What is asked -> Exactly as written, please set down all of the entries again, with no pictures.

━━ Given information ━━

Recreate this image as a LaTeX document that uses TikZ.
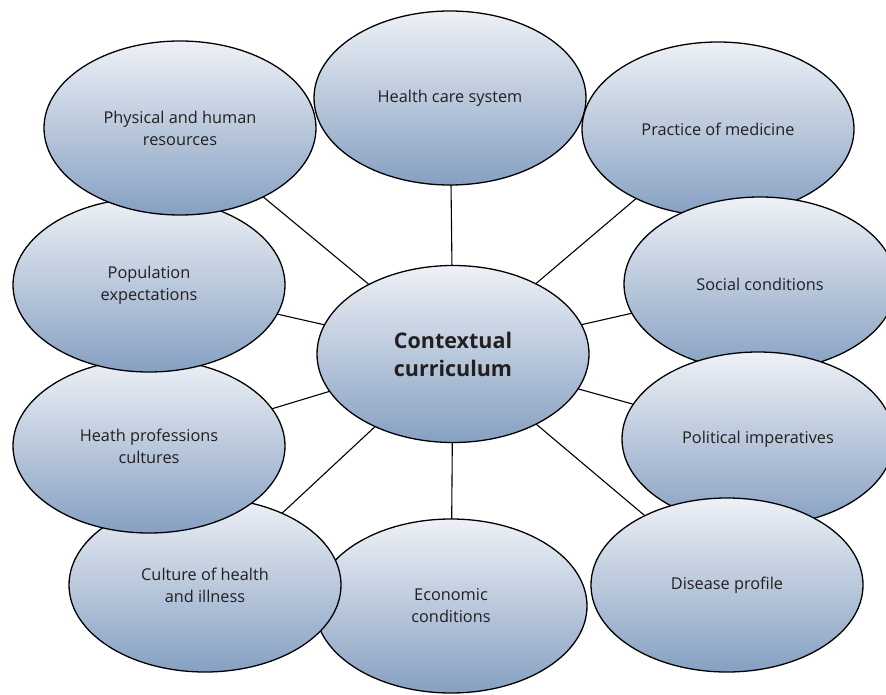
\documentclass[tikz,border=0pt]{standalone}
\usepackage{fontspec}
\setmainfont{Open Sans}
\usetikzlibrary{shapes.geometric,backgrounds}
\definecolor{topc}{HTML}{EEF1F6}
\definecolor{botc}{HTML}{86A0C2}
\definecolor{txt}{HTML}{231F20}
\tikzset{
  bubble/.style={ellipse, draw=black, line width=1.3pt, top color=topc, bottom color=botc,
    minimum width=272pt, minimum height=174pt, inner sep=0pt, align=center,
    font=\fontsize{16.3}{22}\selectfont, text=txt},
  hub/.style={bubble, minimum height=177pt, font=\fontsize{21.5}{28}\selectfont\bfseries},
  link/.style={draw=black, line width=1.1pt}
}
\begin{document}
\begin{tikzpicture}[x=1pt,y=-1pt]
\useasboundingbox (0,0) rectangle (886,695);
\clip (0,0) rectangle (886,695);
\node[bubble] (econ) at (451,606) {Economic\\conditions};
\node[bubble] (cult) at (205,585) {Culture of health\\and illness};
\node[bubble] (heath) at (149,446) {Heath professions\\cultures};
\node[bubble] (pop) at (149,285) {Population\\expectations};
\node[bubble] (phys) at (180,128) {Physical and human\\resources};
\node[bubble] (hcs) at (450,98) {Health care system};
\node[bubble] (prac) at (718,129) {Practice of medicine};
\node[bubble] (soc) at (760,284) {Social conditions};
\node[bubble] (pol) at (758,439) {Political imperatives};
\node[bubble] (dis) at (727,585) {Disease profile};
\node[hub] (ctx) at (453,354) {Contextual\\curriculum};
\begin{pgfonlayer}{background}
\foreach \n in {econ,cult,heath,pop,phys,hcs,prac,soc,pol,dis}
  \draw[link] (ctx.center) -- (\n.center);
\end{pgfonlayer}
\end{tikzpicture}
\end{document}
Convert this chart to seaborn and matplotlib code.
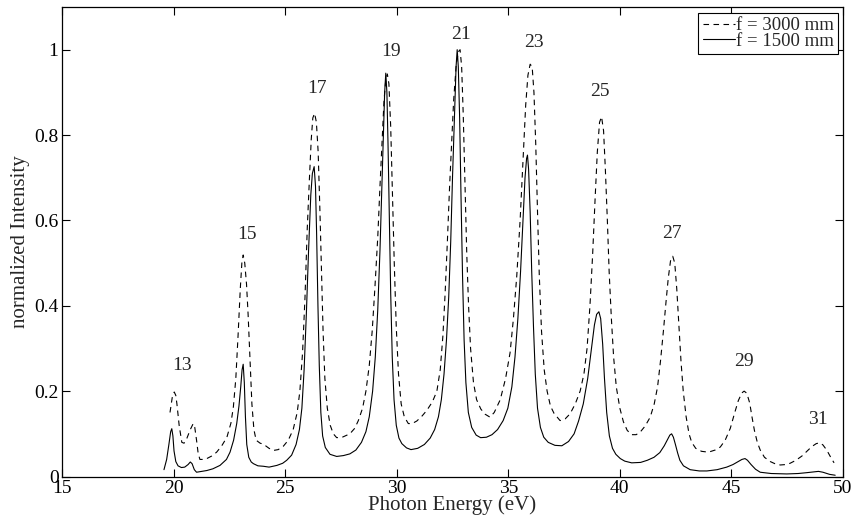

━━━

Result of this exercise ->
Recreate this image as a LaTeX document that uses TikZ.
\documentclass[tikz,border=0pt]{standalone}
\usepackage{fontspec}
\setmainfont{Open Sans}
\usetikzlibrary{shapes.geometric,backgrounds}
\definecolor{topc}{HTML}{EEF1F6}
\definecolor{botc}{HTML}{86A0C2}
\definecolor{txt}{HTML}{231F20}
\tikzset{
  bubble/.style={ellipse, draw=black, line width=1.3pt, top color=topc, bottom color=botc,
    minimum width=272pt, minimum height=174pt, inner sep=0pt, align=center,
    font=\fontsize{16.3}{22}\selectfont, text=txt},
  hub/.style={bubble, minimum height=177pt, font=\fontsize{21.5}{28}\selectfont\bfseries},
  link/.style={draw=black, line width=1.1pt}
}
\begin{document}
\begin{tikzpicture}[x=1pt,y=-1pt]
\useasboundingbox (0,0) rectangle (886,695);
\clip (0,0) rectangle (886,695);
\node[bubble] (econ) at (451,606) {Economic\\conditions};
\node[bubble] (cult) at (205,585) {Culture of health\\and illness};
\node[bubble] (heath) at (149,446) {Heath professions\\cultures};
\node[bubble] (pop) at (149,285) {Population\\expectations};
\node[bubble] (phys) at (180,128) {Physical and human\\resources};
\node[bubble] (hcs) at (450,98) {Health care system};
\node[bubble] (prac) at (718,129) {Practice of medicine};
\node[bubble] (soc) at (760,284) {Social conditions};
\node[bubble] (pol) at (758,439) {Political imperatives};
\node[bubble] (dis) at (727,585) {Disease profile};
\node[hub] (ctx) at (453,354) {Contextual\\curriculum};
\begin{pgfonlayer}{background}
\foreach \n in {econ,cult,heath,pop,phys,hcs,prac,soc,pol,dis}
  \draw[link] (ctx.center) -- (\n.center);
\end{pgfonlayer}
\end{tikzpicture}
\end{document}
Convert this chart to seaborn and matplotlib code.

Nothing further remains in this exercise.